3/8 i would say. Ill be down by the west condos on Pcola Beach before Fort Pickens. Names Matt. Hollar at me if you see a guy chuckin jigs.


----------



## steelhead (Nov 10, 2008)

Kenton said:


> 3/8 i would say. Ill be down by the west condos on Pcola Beach before Fort Pickens. Names Matt. Hollar at me if you see a guy chuckin jigs.


Ok ... good luck. Not that you need it.


----------



## Kenton (Nov 16, 2007)

steelhead, here is an ebay seller for the gravediggers.

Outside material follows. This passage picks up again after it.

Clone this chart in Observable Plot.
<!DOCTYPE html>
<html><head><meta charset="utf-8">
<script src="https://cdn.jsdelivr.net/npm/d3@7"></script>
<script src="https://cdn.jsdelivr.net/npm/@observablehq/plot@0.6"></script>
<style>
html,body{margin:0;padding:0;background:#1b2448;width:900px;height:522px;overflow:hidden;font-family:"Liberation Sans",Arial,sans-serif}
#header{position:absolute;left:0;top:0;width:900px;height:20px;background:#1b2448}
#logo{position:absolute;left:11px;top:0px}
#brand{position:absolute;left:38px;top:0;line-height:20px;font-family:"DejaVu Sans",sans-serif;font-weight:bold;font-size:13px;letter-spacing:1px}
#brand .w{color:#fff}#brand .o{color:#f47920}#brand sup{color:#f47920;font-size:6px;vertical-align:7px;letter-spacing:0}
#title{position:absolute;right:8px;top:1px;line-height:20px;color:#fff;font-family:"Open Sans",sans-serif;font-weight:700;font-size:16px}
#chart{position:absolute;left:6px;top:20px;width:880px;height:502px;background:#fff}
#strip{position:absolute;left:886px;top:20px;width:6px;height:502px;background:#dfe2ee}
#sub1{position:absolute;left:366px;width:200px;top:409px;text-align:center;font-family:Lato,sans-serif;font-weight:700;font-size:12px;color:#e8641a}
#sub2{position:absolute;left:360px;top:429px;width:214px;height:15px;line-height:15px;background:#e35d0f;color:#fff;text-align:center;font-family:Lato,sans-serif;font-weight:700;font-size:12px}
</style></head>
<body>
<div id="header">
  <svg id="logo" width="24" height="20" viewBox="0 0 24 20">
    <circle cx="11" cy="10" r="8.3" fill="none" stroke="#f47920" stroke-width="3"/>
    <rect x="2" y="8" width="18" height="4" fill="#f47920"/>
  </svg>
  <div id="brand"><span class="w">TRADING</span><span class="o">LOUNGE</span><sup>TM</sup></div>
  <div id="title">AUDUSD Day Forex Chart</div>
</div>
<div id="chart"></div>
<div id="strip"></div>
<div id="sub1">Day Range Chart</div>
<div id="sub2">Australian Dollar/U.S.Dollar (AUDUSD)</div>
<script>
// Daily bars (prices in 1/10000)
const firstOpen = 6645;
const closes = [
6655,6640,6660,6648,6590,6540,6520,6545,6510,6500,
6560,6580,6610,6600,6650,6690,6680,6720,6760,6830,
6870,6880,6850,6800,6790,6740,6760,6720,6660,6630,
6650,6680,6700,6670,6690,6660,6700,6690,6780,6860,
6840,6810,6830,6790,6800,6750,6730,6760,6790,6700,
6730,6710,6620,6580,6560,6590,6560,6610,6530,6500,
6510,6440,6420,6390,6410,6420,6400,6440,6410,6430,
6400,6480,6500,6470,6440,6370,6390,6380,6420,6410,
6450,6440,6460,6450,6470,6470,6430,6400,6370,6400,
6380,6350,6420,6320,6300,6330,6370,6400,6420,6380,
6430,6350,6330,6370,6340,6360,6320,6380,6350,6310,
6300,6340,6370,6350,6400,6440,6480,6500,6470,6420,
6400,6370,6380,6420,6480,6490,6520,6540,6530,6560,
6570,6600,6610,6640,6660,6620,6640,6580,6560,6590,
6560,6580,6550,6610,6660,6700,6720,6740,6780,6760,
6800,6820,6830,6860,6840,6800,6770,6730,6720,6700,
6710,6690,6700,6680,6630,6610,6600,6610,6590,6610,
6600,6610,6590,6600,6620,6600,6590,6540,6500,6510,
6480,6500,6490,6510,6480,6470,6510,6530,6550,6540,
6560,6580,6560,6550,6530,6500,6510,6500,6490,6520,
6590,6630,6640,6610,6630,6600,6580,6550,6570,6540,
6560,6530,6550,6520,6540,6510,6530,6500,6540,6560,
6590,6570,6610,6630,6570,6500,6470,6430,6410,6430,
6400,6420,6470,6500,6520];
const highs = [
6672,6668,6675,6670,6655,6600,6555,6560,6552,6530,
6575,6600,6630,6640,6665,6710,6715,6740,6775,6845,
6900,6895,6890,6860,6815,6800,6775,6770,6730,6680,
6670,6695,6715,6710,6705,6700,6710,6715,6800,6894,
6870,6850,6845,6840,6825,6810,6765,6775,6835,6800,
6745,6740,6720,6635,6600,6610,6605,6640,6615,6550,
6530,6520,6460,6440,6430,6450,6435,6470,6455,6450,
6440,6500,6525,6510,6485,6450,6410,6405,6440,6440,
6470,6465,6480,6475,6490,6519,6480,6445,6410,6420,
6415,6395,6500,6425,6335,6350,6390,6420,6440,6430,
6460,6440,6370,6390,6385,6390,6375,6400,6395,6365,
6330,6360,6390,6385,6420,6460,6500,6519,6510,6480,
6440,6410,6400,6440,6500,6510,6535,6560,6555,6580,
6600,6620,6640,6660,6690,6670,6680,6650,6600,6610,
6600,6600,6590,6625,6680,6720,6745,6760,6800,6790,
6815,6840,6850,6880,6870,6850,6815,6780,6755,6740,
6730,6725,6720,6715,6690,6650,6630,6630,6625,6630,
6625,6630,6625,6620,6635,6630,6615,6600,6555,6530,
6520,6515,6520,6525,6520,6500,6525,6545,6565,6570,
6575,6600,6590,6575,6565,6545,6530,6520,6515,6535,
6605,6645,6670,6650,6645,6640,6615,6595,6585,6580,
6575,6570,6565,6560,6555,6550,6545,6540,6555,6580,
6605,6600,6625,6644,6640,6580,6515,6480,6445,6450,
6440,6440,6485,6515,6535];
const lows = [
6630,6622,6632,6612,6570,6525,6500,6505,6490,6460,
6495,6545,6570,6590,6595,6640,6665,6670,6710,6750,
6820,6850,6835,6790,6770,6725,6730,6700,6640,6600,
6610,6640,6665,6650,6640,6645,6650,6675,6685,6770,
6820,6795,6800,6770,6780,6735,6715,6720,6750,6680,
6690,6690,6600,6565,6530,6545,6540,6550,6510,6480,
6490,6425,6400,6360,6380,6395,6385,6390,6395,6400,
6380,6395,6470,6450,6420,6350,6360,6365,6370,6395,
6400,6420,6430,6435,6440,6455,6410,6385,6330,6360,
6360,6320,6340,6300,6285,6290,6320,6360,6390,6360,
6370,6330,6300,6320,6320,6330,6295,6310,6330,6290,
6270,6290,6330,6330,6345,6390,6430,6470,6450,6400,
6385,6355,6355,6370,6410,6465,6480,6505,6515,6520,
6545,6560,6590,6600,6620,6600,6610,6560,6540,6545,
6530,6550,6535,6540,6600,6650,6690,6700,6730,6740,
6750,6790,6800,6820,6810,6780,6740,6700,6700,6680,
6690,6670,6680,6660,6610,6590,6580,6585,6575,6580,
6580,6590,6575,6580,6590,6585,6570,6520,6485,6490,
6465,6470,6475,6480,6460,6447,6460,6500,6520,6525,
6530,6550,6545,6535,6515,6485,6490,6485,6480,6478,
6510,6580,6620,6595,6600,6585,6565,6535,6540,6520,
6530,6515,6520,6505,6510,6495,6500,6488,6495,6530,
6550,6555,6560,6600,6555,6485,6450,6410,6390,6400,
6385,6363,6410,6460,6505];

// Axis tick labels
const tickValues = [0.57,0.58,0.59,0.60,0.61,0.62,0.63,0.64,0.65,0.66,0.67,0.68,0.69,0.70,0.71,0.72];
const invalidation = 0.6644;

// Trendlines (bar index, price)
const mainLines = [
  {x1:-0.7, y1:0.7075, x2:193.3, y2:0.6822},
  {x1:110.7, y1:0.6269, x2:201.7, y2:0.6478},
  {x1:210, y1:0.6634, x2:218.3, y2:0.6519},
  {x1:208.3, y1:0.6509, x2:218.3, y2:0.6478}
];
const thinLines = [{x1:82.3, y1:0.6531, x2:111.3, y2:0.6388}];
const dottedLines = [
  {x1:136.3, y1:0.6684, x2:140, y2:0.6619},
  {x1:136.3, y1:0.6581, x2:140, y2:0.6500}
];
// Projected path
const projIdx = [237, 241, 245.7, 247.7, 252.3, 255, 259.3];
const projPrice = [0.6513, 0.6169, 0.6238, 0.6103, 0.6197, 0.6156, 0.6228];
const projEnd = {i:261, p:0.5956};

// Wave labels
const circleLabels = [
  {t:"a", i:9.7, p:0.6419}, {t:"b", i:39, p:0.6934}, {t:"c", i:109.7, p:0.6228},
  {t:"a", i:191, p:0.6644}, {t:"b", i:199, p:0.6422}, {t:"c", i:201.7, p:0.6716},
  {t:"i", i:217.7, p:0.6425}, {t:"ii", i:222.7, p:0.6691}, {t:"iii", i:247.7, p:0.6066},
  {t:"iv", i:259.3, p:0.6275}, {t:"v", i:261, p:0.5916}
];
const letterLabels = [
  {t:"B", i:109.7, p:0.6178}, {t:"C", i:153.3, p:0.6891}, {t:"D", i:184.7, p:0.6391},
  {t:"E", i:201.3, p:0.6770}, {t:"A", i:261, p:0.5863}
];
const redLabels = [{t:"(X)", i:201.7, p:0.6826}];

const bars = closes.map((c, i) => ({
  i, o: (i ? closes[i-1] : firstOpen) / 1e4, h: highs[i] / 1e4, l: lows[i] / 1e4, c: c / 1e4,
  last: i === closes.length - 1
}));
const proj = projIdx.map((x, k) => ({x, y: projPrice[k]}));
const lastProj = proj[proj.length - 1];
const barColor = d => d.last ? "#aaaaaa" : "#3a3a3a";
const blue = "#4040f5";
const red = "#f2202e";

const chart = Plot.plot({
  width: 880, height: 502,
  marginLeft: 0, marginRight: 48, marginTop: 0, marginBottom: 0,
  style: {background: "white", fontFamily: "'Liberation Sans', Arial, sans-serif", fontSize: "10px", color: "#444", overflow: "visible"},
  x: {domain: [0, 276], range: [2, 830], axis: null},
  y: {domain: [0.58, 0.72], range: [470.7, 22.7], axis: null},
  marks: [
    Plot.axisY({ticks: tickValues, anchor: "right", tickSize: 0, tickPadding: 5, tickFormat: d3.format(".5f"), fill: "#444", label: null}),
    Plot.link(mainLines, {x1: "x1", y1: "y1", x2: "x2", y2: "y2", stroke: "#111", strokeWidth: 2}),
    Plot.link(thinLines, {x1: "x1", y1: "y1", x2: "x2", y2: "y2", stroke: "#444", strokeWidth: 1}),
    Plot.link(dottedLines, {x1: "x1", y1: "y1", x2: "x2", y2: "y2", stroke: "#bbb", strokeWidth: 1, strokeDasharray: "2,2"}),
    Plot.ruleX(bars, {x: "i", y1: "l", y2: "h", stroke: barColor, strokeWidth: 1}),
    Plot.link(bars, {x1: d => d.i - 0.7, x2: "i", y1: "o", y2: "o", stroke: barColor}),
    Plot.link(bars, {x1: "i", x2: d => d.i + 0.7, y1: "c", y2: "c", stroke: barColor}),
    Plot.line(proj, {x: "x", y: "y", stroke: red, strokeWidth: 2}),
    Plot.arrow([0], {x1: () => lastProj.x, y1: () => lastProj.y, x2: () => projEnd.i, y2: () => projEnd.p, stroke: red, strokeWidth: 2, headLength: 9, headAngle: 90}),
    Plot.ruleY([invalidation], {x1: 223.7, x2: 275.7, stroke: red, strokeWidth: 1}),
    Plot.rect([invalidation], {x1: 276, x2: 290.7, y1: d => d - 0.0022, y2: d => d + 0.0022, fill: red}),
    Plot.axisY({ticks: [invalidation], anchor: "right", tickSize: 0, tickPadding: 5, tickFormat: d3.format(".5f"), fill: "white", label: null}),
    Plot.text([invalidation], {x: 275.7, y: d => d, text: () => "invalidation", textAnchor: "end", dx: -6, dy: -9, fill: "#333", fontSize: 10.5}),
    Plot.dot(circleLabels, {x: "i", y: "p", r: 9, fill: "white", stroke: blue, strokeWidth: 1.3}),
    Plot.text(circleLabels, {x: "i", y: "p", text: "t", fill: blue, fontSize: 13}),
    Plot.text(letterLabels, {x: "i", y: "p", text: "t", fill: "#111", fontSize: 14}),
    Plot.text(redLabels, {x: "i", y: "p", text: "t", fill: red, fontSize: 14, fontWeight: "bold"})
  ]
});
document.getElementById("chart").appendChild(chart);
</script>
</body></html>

http://www.ebay.com/itm/GRAVE-DIGGE...197?pt=LH_DefaultDomain_2&hash=item5af496c12d

I just use the Buccaneer brand wigglers that Outcast has. 25 for $10(assorted size) or $1.50 for 3(3/8 oz). I'll probably buy some of those gravediggers jigs soon or buy the mold and just poor my own. If i have some interest, i'll pour for others to help offset the cost of the mold. The guy on Ebay sells them for .50 a piece. I'd sell them for .25. Let me know.


----------



## steelhead (Nov 10, 2008)

I'd buy some grave diggers from you Kenton. 

I've got the Do-it swim jig mold. I've been using the bronze hooks, but they are still effective. I may have to do some research on getting a salt-water friendly hook for that mold.


----------